下载链接:https://www.elastic.co/cn/downloads/beats/filebeat
注意下载版本对应一致,避免出现兼容性问题。
将下载的filebeat-8.9.0-linux-x86_64.tar.gz文件上传到/usr/local/software/路径上。
cd /usr/local/software/
tar -xzvf filebeat-8.9.0-linux-x86_64.tar.gz
mv filebeat-8.9.0-linux-x86_64 filebeat-8.9.0
cd filebeat-8.9.0
官方文档:https://www.elastic.co/guide/en/beats/filebeat/current/index.html
通过修改filebeat.yml文件
###################### Filebeat Configuration Example #########################
# This file is an example configuration file highlighting only the most common
# options. The filebeat.reference.yml file from the same directory contains all the
# supported options with more comments. You can use it as a reference.
#
# You can find the full configuration reference here:
# https://www.elastic.co/guide/en/beats/filebeat/index.html
# For more available modules and options, please see the filebeat.reference.yml sample
# configuration file.
# ============================== Filebeat inputs ===============================
filebeat.inputs:
# Each - is an input. Most options can be set at the input level, so
# you can use different inputs for various configurations.
# Below are the input specific configurations.
# filestream is an input for collecting log messages from files.
- type: filestream
# Unique ID among all inputs, an ID is required.
id: my-filestream-id
# Change to true to enable this input configuration.
# 输入默认是关闭状态,需要改成true打开
enabled: false
# Paths that should be crawled and fetched. Glob based paths.
# 改成我们需要监控的日志文件
paths:
- /var/log/*.log
#- c:\programdata\elasticsearch\logs\*
# Windows的案例
# Exclude lines. A list of regular expressions to match. It drops the lines that are
# matching any regular expression from the list.

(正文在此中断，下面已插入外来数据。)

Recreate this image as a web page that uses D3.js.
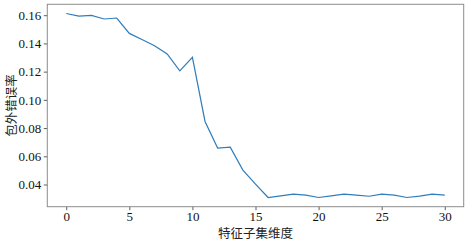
<!DOCTYPE html>
<html><head><meta charset="utf-8">
<script src="https://cdn.jsdelivr.net/npm/d3@7/dist/d3.min.js"></script>
<style>body{margin:0;background:#fff}</style>
</head><body><svg id="c" width="467" height="245"></svg>
<script>
const xValues = d3.range(0, 31);
const oobError = [0.1612,0.1594,0.1599,0.1573,0.1580,0.1471,0.1428,0.1384,0.1325,0.1206,0.1301,0.0847,0.0658,0.0665,0.0502,0.0403,0.0308,0.0319,0.0332,0.0325,0.0308,0.0320,0.0332,0.0325,0.0317,0.0332,0.0325,0.0308,0.0318,0.0332,0.0325];
const xTicks = [0,5,10,15,20,25,30];
const yTicks = [0.04,0.06,0.08,0.10,0.12,0.14,0.16];
const xLabel = "特征子集维度";
const yLabel = "包外错误率";

const L=47.3, R=463.7, T=4.3, B=206.7;
const svg = d3.select("#c");
const x = d3.scaleLinear().domain([-1.5,31.5]).range([L,R]);
const ymin = d3.min(oobError), ymax = d3.max(oobError), pad=(ymax-ymin)*0.05;
const y = d3.scaleLinear().domain([ymin-pad, ymax+pad]).range([B,T]);

const serif = "'Liberation Serif', 'Times New Roman', serif";
const xa = svg.append("g").attr("transform",`translate(0,${B})`)
  .call(d3.axisBottom(x).tickValues(xTicks).tickFormat(d3.format("d")).tickSize(3.5).tickPadding(1.5));
const ya = svg.append("g").attr("transform",`translate(${L},0)`)
  .call(d3.axisLeft(y).tickValues(yTicks).tickFormat(d3.format(".2f")).tickSize(3.5).tickPadding(2.5));
[xa,ya].forEach(a=>{
  a.attr("font-family",null).attr("font-size",null);
  a.select(".domain").remove();
  a.selectAll("line").attr("stroke","#333").attr("stroke-width",0.8);
  a.selectAll("text").style("font-family",serif).style("font-size","13px").attr("fill","#111");
});
svg.append("rect").attr("x",L).attr("y",T).attr("width",R-L).attr("height",B-T)
  .attr("fill","none").attr("stroke","#8c8c8c").attr("stroke-width",1);

svg.append("path").datum(xValues)
  .attr("fill","none").attr("stroke","#2f7dbb").attr("stroke-width",1.2)
  .attr("d", d3.line().x(d=>x(d)).y((d,i)=>y(oobError[i])));

svg.append("text").attr("x",(L+R)/2).attr("y",238).attr("text-anchor","middle")
  .style("font-family","'Noto Sans CJK SC', sans-serif").style("font-size","12.5px").attr("fill","#222").text(xLabel);
svg.append("text").attr("transform",`translate(12,${(T+B)/2}) rotate(-90)`).attr("text-anchor","middle")
  .attr("dy","0.35em")
  .style("font-family","'Noto Sans CJK SC', sans-serif").style("font-size","12.5px").attr("fill","#222").text(yLabel);
</script></body></html>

# Line filtering happens after the parsers pipeline. If you would like to filter lines
# before parsers, use include_message parser.
#exclude_lines: ['^DBG']
# Include lines. A list of regular expressions to match. It exports the lines that are
# matching any regular expression from the list.
# Line filtering happens after the parsers pipeline. If you would like to filter lines
# before parsers, use include_message parser.

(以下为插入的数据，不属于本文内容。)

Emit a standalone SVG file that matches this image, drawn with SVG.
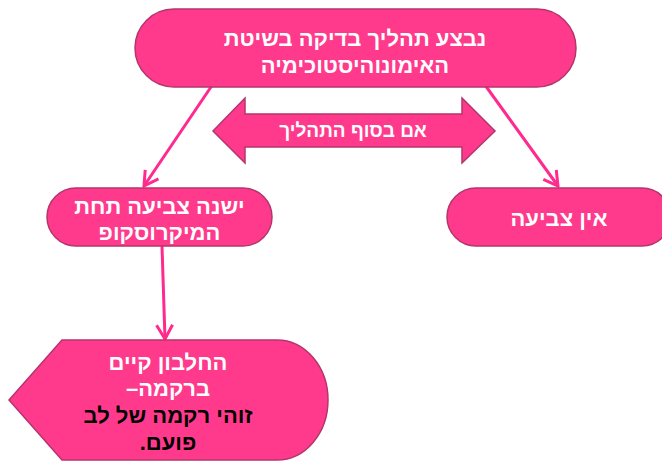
<svg xmlns="http://www.w3.org/2000/svg" width="662" height="461" viewBox="0 0 662 461">
<defs>
<style>
.node{fill:#FF3A8C;stroke:#B5356B;stroke-width:1.5}
.conn{stroke:#FF2A8E;stroke-width:3;fill:none}
.t{font-family:"Liberation Sans","DejaVu Sans",sans-serif;font-weight:bold;fill:#ffffff;text-anchor:middle;direction:rtl}
.dark{fill:#000000}
</style>
<marker id="arr" viewBox="0 0 20 20" refX="18" refY="10" markerWidth="20" markerHeight="20" markerUnits="userSpaceOnUse" orient="auto">
<path d="M4,2 L18,10 L4,18" fill="none" stroke="#FF2A8E" stroke-width="3" stroke-linejoin="miter"/>
</marker>
</defs>
<rect width="662" height="461" fill="#ffffff"/>
<g id="connectors">
<line class="conn" x1="213" y1="84" x2="144" y2="186" marker-end="url(#arr)"/>
<line class="conn" x1="485" y1="85" x2="558" y2="186" marker-end="url(#arr)"/>
<line class="conn" x1="162" y1="246" x2="165" y2="339" marker-end="url(#arr)"/>
</g>
<g id="node-top">
<rect class="node" x="135" y="9" width="441" height="78" rx="39"/>
<text class="t" x="355" y="46" font-size="22">נבצע תהליך בדיקה בשיטת</text>
<text class="t" x="355" y="73" font-size="22">האימונוהיסטוכימיה</text>
</g>
<g id="node-double-arrow">
<path class="node" d="M213,131 L245,98 L245,114 L462,114 L462,98 L495,131 L462,163 L462,147 L245,147 L245,163 Z"/>
<text class="t" x="353" y="137" font-size="19">אם בסוף התהליך</text>
</g>
<g id="node-left">
<rect class="node" x="47" y="188" width="225" height="58" rx="29"/>
<text class="t" x="159.5" y="214" font-size="22">ישנה צביעה תחת</text>
<text class="t" x="159.5" y="240" font-size="22">המיקרוסקופ</text>
</g>
<g id="node-right">
<rect class="node" x="447" y="188" width="224" height="58" rx="29"/>
<text class="t" x="559" y="226" font-size="22">אין צביעה</text>
</g>
<g id="node-bottom">
<path class="node" d="M62,340 L277,340 A51,60 0 0 1 277,460 L62,460 L9,400 Z"/>
<text class="t" x="168" y="370" font-size="22">החלבון קיים</text>
<text class="t" x="168" y="396" font-size="22">ברקמה–</text>
<text class="t dark" x="168" y="423" font-size="22">זוהי רקמה של לב</text>
<text class="t dark" x="168" y="450" font-size="22">פועם.</text>
</g>
</svg>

#include_lines: ['^ERR', '^WARN']
# Exclude files. A list of regular expressions to match. Filebeat drops the files that
# are matching any regular expression from the list. By default, no files are dropped.
#prospector.scanner.exclude_files: ['.gz$']
# Optional additional fields. These fields can be freely picked
# to add additional information to the crawled log files for filtering
#fields:
# level: debug
# review: 1
# ============================== Filebeat modules ==============================
filebeat.config.modules:
# Glob pattern for configuration loading
path: ${path.config}/modules.d/*.yml
# Set to true to enable config reloading
reload.enabled: false
# Period on which files under path should be checked for changes
#reload.period: 10s
# ======================= Elasticsearch template setting =======================
setup.template.settings:
index.number_of_shards: 1
#index.codec: best_compression
#_source.enabled: false
# ================================== General ===================================
# The name of the shipper that publishes the network data. It can be used to group
# all the transactions sent by a single shipper in the web interface.
#name:
# The tags of the shipper are included in their own field with each
# transaction published.
#tags: ["service-X", "web-tier"]
# Optional fields that you can specify to add additional information to the
# output.
#fields:
# env: staging
# ================================= Dashboards =================================
# These settings control loading the sample dashboards to the Kibana index. Loading
# the dashboards is disabled by default and can be enabled either by setting the
# options here or by using the `setup` command.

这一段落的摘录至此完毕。